### [Stated problem]
Skip the pictures and extract all of the lines exactly as written.
── Collected data ──
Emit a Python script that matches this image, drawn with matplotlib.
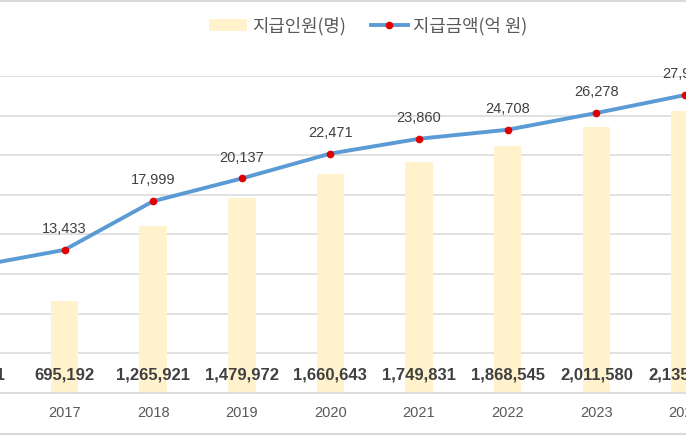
import matplotlib.pyplot as plt
from matplotlib.lines import Line2D

years = ['2016', '2017', '2018', '2019', '2020', '2021', '2022', '2023', '2024']
people = [590521, 695192, 1265921, 1479972, 1660643, 1749831, 1868545, 2011580, 2135412]
amount = [11900, 13433, 17999, 20137, 22471, 23860, 24708, 26278, 27960]

num_font = ['Liberation Sans', 'DejaVu Sans']
kr_font = ['Noto Sans CJK KR', 'DejaVu Sans']

fig = plt.figure(figsize=(6.86, 4.40), dpi=100)
ax = fig.add_axes([0, 47 / 440, 1, 317 / 440])
ax2 = ax.twinx()

x = list(range(len(years)))
bars = ax.bar(x, people, width=0.31, color='#FFF2CC', zorder=2, label='지급인원(명)')
ax.set_ylim(0, 2400000)
ax.set_yticks(range(0, 2400001, 300000))
ax.yaxis.grid(True, color='#D9D9D9', lw=1.1, zorder=0)
ax.set_axisbelow(True)
ax.set_xlim(0.2723, 8.0115)
ax.set_xticks(x)
ax.set_xticklabels(years, fontsize=10.5, color='#595959', family=num_font)
ax.tick_params(axis='x', length=0, pad=9)
ax.tick_params(axis='y', length=0, labelleft=False)
for s in ['top', 'left', 'right']:
    ax.spines[s].set_visible(False)
ax.spines['bottom'].set_color('#D9D9D9')
ax.spines['bottom'].set_linewidth(1.2)

for i, v in enumerate(people):
    ax.annotate(f'{v:,}', xy=(i, 0), xytext=(0, 13), textcoords='offset points',
                ha='center', va='center', fontsize=12, fontweight='bold',
                color='#404040', family=num_font, annotation_clip=False, zorder=5)

ax2.plot(x, amount, color='#5B9BD5', lw=2.8, marker='o', markersize=4.5,
         markerfacecolor='#E00000', markeredgecolor='#E00000', zorder=4,
         label='지급금액(억 원)')
ax2.set_ylim(0, 29750)
ax2.set_xlim(0.2723, 8.0115)
ax2.axis('off')
for i, v in enumerate(amount):
    ax2.annotate(f'{v:,}', xy=(i, v), xytext=(0, 15), textcoords='offset points',
                 ha='center', va='center', fontsize=10.5, color='#404040',
                 family=num_font, annotation_clip=False)

handles = [bars, ax2.get_lines()[0]]
leg = fig.legend(handles, ['지급인원(명)', '지급금액(억 원)'], loc='center',
                 bbox_to_anchor=(0.537, 0.941), ncol=2, frameon=False,
                 handlelength=2.1, handletextpad=0.3, columnspacing=1.4,
                 prop={'family': kr_font, 'size': 12.8})
for t in leg.get_texts():
    t.set_color('#595959')

fig.add_artist(Line2D([0, 1], [0.998, 0.998], color='#D9D9D9', lw=1.5))
fig.add_artist(Line2D([0, 1], [1 - 434 / 440, 1 - 434 / 440], color='#D9D9D9', lw=1.5))

fig.savefig('out.png', dpi=100)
───
### [Written answer]
Emit a Python script that matches this image, drawn with matplotlib.
import matplotlib.pyplot as plt
from matplotlib.lines import Line2D

years = ['2016', '2017', '2018', '2019', '2020', '2021', '2022', '2023', '2024']
people = [590521, 695192, 1265921, 1479972, 1660643, 1749831, 1868545, 2011580, 2135412]
amount = [11900, 13433, 17999, 20137, 22471, 23860, 24708, 26278, 27960]

num_font = ['Liberation Sans', 'DejaVu Sans']
kr_font = ['Noto Sans CJK KR', 'DejaVu Sans']

fig = plt.figure(figsize=(6.86, 4.40), dpi=100)
ax = fig.add_axes([0, 47 / 440, 1, 317 / 440])
ax2 = ax.twinx()

x = list(range(len(years)))
bars = ax.bar(x, people, width=0.31, color='#FFF2CC', zorder=2, label='지급인원(명)')
ax.set_ylim(0, 2400000)
ax.set_yticks(range(0, 2400001, 300000))
ax.yaxis.grid(True, color='#D9D9D9', lw=1.1, zorder=0)
ax.set_axisbelow(True)
ax.set_xlim(0.2723, 8.0115)
ax.set_xticks(x)
ax.set_xticklabels(years, fontsize=10.5, color='#595959', family=num_font)
ax.tick_params(axis='x', length=0, pad=9)
ax.tick_params(axis='y', length=0, labelleft=False)
for s in ['top', 'left', 'right']:
    ax.spines[s].set_visible(False)
ax.spines['bottom'].set_color('#D9D9D9')
ax.spines['bottom'].set_linewidth(1.2)

for i, v in enumerate(people):
    ax.annotate(f'{v:,}', xy=(i, 0), xytext=(0, 13), textcoords='offset points',
                ha='center', va='center', fontsize=12, fontweight='bold',
                color='#404040', family=num_font, annotation_clip=False, zorder=5)

ax2.plot(x, amount, color='#5B9BD5', lw=2.8, marker='o', markersize=4.5,
         markerfacecolor='#E00000', markeredgecolor='#E00000', zorder=4,
         label='지급금액(억 원)')
ax2.set_ylim(0, 29750)
ax2.set_xlim(0.2723, 8.0115)
ax2.axis('off')
for i, v in enumerate(amount):
    ax2.annotate(f'{v:,}', xy=(i, v), xytext=(0, 15), textcoords='offset points',
                 ha='center', va='center', fontsize=10.5, color='#404040',
                 family=num_font, annotation_clip=False)

handles = [bars, ax2.get_lines()[0]]
leg = fig.legend(handles, ['지급인원(명)', '지급금액(억 원)'], loc='center',
                 bbox_to_anchor=(0.537, 0.941), ncol=2, frameon=False,
                 handlelength=2.1, handletextpad=0.3, columnspacing=1.4,
                 prop={'family': kr_font, 'size': 12.8})
for t in leg.get_texts():
    t.set_color('#595959')

fig.add_artist(Line2D([0, 1], [0.998, 0.998], color='#D9D9D9', lw=1.5))
fig.add_artist(Line2D([0, 1], [1 - 434 / 440, 1 - 434 / 440], color='#D9D9D9', lw=1.5))

fig.savefig('out.png', dpi=100)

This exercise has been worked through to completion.